### What you have to do
Retype every line from the start of the data down to and including the line with "vigne = [1.00, 1.015, 1.046, 1.08, 1.20, 1.445]". Skip the pictures.
[Source data start]
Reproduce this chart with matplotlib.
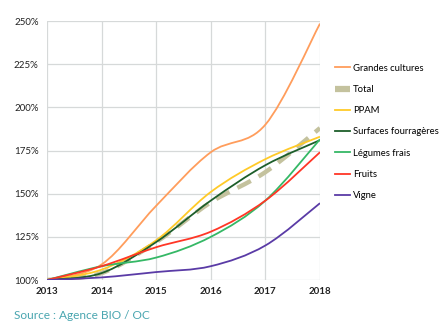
import matplotlib
matplotlib.use("Agg")
import matplotlib.pyplot as plt
import numpy as np
from matplotlib.path import Path
from matplotlib.patches import PathPatch
from matplotlib.lines import Line2D
from matplotlib.ticker import FuncFormatter

# Evolution des surfaces bio par filiere (base 100% en 2013)
years = [2013, 2014, 2015, 2016, 2017, 2018]

grandes_cultures = [1.00, 1.09, 1.43, 1.74, 1.90, 2.485]
total = [1.00, 1.04, 1.22, 1.45, 1.625, 1.88]
ppam = [1.00, 1.06, 1.23, 1.51, 1.70, 1.83]
surfaces_fourrageres = [1.00, 1.04, 1.22, 1.46, 1.665, 1.81]
legumes_frais = [1.00, 1.08, 1.13, 1.25, 1.46, 1.815]
fruits = [1.00, 1.08, 1.19, 1.28, 1.46, 1.74]
vigne = [1.00, 1.015, 1.046, 1.08, 1.20, 1.445]

series = [
    ("Grandes cultures", grandes_cultures, "#ff9d5c"),
    ("Total", total, "#c4c29e"),
    ("PPAM", ppam, "#ffca28"),
    ("Surfaces fourragères", surfaces_fourrageres, "#1d5e2a"),
    ("Légumes frais", legumes_frais, "#35b866"),
    ("Fruits", fruits, "#ff3626"),
    ("Vigne", vigne, "#5a3ba6"),
]

plt.rcParams["font.family"] = ["Lato", "DejaVu Sans"]


def smooth_path(x, y):
    # cubic bezier segments through every point (spreadsheet-style smoothed line)
    x = np.asarray(x, float)
    y = np.asarray(y, float)
    px = np.concatenate([[x[0]], x, [x[-1]]])
    py = np.concatenate([[y[0]], y, [y[-1]]])
    verts = [(x[0], y[0])]
    codes = [Path.MOVETO]
    for i in range(len(x) - 1):
        j = i + 1
        c1 = (px[j] + (px[j + 1] - px[j - 1]) / 6, py[j] + (py[j + 1] - py[j - 1]) / 6)
        c2 = (px[j + 1] - (px[j + 2] - px[j]) / 6, py[j + 1] - (py[j + 2] - py[j]) / 6)
        verts += [c1, c2, (x[j], y[j])]
        codes += [Path.CURVE4] * 3
    return Path(verts, codes)


fig = plt.figure(figsize=(4.41, 3.32), dpi=100)
ax = fig.add_axes([0.1066, 0.1566, 0.6190, 0.7801])

handles = []
for name, vals, col in series:
    if name == "Total":
        patch = PathPatch(smooth_path(years, vals), facecolor="none", edgecolor=col,
                          lw=3.2, linestyle=(0, (3.4, 2.0)), capstyle="butt", zorder=2)
        handles.append(Line2D([], [], color=col, lw=4.5, solid_capstyle="butt"))
    else:
        patch = PathPatch(smooth_path(years, vals), facecolor="none", edgecolor=col,
                          lw=1.3, zorder=3)
        handles.append(Line2D([], [], color=col, lw=1.3))
    ax.add_patch(patch)

ax.set_xlim(2013, 2018)
ax.set_ylim(1.0, 2.5)
ax.set_xticks(years)
ax.set_yticks(np.arange(1.0, 2.51, 0.25))
ax.yaxis.set_major_formatter(FuncFormatter(lambda v, p: f"{v * 100:.0f}%"))
ax.grid(True, color="#d6d9d9", lw=0.9)
ax.set_axisbelow(True)
for s in ax.spines.values():
    s.set_visible(False)
ax.tick_params(length=0, labelsize=7, colors="#222222")
ax.tick_params(axis="x", pad=5)
ax.tick_params(axis="y", pad=6)
for lab in ax.get_xticklabels():
    lab.set_fontweight("bold")

ax.legend(handles, [s[0] for s in series], loc="upper left", bbox_to_anchor=(1.04, 0.85),
          frameon=False, fontsize=6.8, handlelength=1.6, handletextpad=0.3,
          labelspacing=1.3, borderaxespad=0)

fig.text(0.032, 0.04, "Source : Agence BIO / OC", color="#4aa6b0", fontsize=8.6)

fig.savefig("out.png", dpi=100)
[Source data end]
### Answer for the task
Reproduce this chart with matplotlib.
import matplotlib
matplotlib.use("Agg")
import matplotlib.pyplot as plt
import numpy as np
from matplotlib.path import Path
from matplotlib.patches import PathPatch
from matplotlib.lines import Line2D
from matplotlib.ticker import FuncFormatter

# Evolution des surfaces bio par filiere (base 100% en 2013)
years = [2013, 2014, 2015, 2016, 2017, 2018]

grandes_cultures = [1.00, 1.09, 1.43, 1.74, 1.90, 2.485]
total = [1.00, 1.04, 1.22, 1.45, 1.625, 1.88]
ppam = [1.00, 1.06, 1.23, 1.51, 1.70, 1.83]
surfaces_fourrageres = [1.00, 1.04, 1.22, 1.46, 1.665, 1.81]
legumes_frais = [1.00, 1.08, 1.13, 1.25, 1.46, 1.815]
fruits = [1.00, 1.08, 1.19, 1.28, 1.46, 1.74]
vigne = [1.00, 1.015, 1.046, 1.08, 1.20, 1.445]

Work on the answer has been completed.